• Data extract
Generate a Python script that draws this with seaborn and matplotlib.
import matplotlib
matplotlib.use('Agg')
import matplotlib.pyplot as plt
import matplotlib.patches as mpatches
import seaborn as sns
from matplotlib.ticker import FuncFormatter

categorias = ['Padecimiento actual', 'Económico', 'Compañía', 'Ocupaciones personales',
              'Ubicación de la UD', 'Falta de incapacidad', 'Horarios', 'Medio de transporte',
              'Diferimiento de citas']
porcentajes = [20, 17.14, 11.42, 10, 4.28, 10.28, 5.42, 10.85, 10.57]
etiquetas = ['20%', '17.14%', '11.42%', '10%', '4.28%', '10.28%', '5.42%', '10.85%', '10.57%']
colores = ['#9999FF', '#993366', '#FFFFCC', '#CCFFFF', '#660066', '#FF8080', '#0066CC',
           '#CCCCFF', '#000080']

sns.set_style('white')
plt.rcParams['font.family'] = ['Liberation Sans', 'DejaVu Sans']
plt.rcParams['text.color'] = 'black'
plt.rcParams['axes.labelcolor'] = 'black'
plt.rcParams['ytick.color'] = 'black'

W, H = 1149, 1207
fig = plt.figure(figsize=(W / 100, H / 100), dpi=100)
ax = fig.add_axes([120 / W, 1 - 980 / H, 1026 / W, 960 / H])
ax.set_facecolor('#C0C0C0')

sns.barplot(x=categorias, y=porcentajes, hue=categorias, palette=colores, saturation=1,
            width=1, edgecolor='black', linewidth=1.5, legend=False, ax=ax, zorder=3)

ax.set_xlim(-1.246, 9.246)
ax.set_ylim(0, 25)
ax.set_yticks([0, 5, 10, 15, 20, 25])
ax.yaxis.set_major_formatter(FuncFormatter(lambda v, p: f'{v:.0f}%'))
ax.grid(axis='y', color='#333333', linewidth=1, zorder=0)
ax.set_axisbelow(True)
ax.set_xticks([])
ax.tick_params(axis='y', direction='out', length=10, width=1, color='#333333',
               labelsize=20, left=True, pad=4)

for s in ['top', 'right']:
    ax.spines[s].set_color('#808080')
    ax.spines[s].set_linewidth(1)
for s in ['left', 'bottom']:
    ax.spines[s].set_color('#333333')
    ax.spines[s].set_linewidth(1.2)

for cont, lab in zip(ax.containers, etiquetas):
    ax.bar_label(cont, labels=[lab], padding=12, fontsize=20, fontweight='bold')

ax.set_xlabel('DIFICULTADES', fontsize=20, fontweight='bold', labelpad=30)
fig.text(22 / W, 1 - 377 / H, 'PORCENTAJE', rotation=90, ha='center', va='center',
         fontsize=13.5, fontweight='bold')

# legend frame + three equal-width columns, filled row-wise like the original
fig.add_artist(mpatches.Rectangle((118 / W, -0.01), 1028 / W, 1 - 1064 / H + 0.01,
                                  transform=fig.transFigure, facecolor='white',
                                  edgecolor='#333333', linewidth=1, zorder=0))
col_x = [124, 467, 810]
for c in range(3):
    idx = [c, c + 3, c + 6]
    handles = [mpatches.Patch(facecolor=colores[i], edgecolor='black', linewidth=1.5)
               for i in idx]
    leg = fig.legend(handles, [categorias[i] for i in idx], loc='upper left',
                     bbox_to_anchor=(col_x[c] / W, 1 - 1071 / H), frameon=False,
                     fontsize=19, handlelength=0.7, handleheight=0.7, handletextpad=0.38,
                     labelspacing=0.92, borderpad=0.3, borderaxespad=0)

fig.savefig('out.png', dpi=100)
...
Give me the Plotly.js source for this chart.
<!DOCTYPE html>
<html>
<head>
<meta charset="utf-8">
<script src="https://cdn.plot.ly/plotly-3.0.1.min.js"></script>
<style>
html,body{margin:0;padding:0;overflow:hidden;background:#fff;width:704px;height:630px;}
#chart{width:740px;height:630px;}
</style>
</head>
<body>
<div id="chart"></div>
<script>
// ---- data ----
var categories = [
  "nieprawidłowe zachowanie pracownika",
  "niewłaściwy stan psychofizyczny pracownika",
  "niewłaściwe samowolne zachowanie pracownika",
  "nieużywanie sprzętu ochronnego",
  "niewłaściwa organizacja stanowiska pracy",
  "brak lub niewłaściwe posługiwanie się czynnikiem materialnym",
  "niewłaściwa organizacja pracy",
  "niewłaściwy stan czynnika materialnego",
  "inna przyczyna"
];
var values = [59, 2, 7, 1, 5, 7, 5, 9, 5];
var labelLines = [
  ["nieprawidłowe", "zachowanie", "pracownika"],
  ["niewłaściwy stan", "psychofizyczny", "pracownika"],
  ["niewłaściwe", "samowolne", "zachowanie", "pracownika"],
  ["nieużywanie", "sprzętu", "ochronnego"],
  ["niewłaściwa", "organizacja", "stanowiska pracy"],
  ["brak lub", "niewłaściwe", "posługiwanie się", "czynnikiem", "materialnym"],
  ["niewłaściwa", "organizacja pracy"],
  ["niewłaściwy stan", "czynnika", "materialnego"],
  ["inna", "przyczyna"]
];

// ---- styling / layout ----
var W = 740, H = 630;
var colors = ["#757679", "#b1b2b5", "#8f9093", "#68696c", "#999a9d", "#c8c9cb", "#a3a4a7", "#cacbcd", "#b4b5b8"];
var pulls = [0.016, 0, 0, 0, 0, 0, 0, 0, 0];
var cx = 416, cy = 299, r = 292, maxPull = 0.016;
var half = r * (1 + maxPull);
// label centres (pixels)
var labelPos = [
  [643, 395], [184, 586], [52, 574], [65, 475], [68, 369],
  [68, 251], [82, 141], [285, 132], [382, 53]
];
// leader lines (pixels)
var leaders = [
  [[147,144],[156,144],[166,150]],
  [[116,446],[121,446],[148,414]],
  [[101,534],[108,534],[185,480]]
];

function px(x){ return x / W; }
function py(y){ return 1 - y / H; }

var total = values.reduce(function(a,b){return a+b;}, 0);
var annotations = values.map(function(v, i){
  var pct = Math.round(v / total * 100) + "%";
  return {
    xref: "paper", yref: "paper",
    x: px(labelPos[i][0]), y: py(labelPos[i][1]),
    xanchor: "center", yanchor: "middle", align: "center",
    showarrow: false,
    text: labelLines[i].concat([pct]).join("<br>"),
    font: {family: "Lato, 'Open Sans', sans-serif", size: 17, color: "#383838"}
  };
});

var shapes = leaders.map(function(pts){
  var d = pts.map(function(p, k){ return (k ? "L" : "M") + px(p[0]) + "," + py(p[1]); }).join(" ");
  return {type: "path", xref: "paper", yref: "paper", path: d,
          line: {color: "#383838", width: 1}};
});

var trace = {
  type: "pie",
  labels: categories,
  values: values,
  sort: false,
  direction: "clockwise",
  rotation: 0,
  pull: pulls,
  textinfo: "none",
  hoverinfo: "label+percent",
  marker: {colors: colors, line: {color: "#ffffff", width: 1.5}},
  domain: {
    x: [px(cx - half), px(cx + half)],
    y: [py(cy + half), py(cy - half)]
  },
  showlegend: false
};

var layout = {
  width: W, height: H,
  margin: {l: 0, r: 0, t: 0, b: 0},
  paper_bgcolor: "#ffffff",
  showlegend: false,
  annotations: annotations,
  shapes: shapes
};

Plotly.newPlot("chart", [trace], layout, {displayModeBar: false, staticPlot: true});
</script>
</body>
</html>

• Exercise details
Extract exactly the run of lines beginning at the line with "Generate a Python" and ending at the line with "from matplotlib.ticker import FuncFormatter", including both ends and nothing beyond them.

• Solution to this task
Generate a Python script that draws this with seaborn and matplotlib.
import matplotlib
matplotlib.use('Agg')
import matplotlib.pyplot as plt
import matplotlib.patches as mpatches
import seaborn as sns
from matplotlib.ticker import FuncFormatter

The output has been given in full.